The agent automatically discovers ebs-csi-node pods using Kubernetes service discovery and forwards all NVMe metrics to your external Prometheus server. This eliminates manual IP configuration and provides automatic failover when the pods restart.

Step 5: Grafana dashboard development

Set up dashboard with the Amazon EBS metrics

This step involves creating comprehensive dashboards in Grafana to visualize the collected metrics effectively. For example, the p99 latency metric formula is as follows:

histogram_quantile(0.99, sum by(le) (rate(write_io_latency_seconds_bucket{instance=~"$Node", device!="sr0", device=~"$Disk"}[$RateInterval])))

Figure 4: Grafana dashboard with metrics visualized

Step 6: Set the proper failover threshold in the TiDB Raft group

Set the failover threshold in latency and duration

TiDB is a distributed database based on Raft Protocol. If the leader partition experiences high p99 I/O latency, then we can trigger the failover to provide business continuity and stability. Set up the proper latency thresholds based on your business requirements. Furthermore, monitor the IOPS/throughput exceeded metrics to identify performance bottlenecks.

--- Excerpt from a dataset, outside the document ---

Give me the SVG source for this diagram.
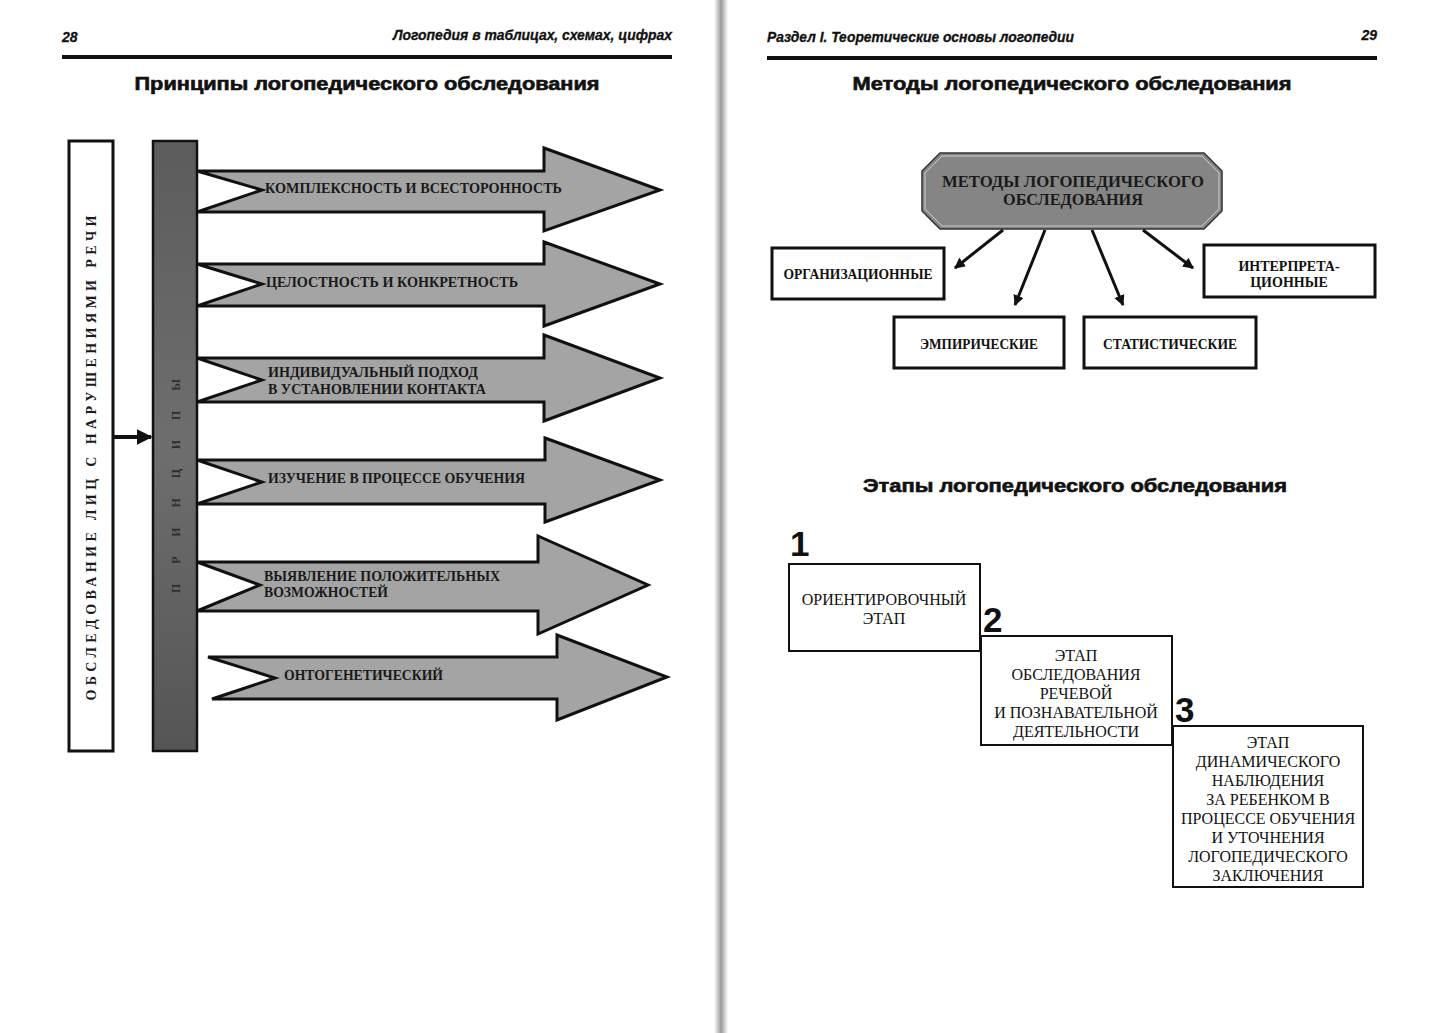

Figure 5: TiDB partition architecture

Cleaning up

To avoid unnecessary charges, you can remove the EKS Cluster:

Go to the EKS console, select the created cluster above, and click “Delete” command. This will delete the cluster resources, including the EBS CSI driver and EBS PV volume and Prometheus agent.
From Grafana GUI, delete the EBS Metric dashboard.

Conclusion

Databases are extremely sensitive to I/O latency, and our previous monitoring systems in the TiDB Cloud could only provide coarse-grained data, averaged at the minute level, which made it difficult to capture critical I/O performance fluctuations. We implemented Amazon EBS detailed performance statistics in our TiDB Cloud infrastructure and achieved real-time I/O monitoring. This enabled us to immediately detect subtle changes in storage performance. We used these high-precision metrics to quickly identify potential issues and take timely optimization measures, significantly improving the end-user service experience for TiDB Cloud customers. Moreover, the more granular and comprehensive performance metrics gave us valuable data that we could use for our TiDB Cloud design and performance testing efforts.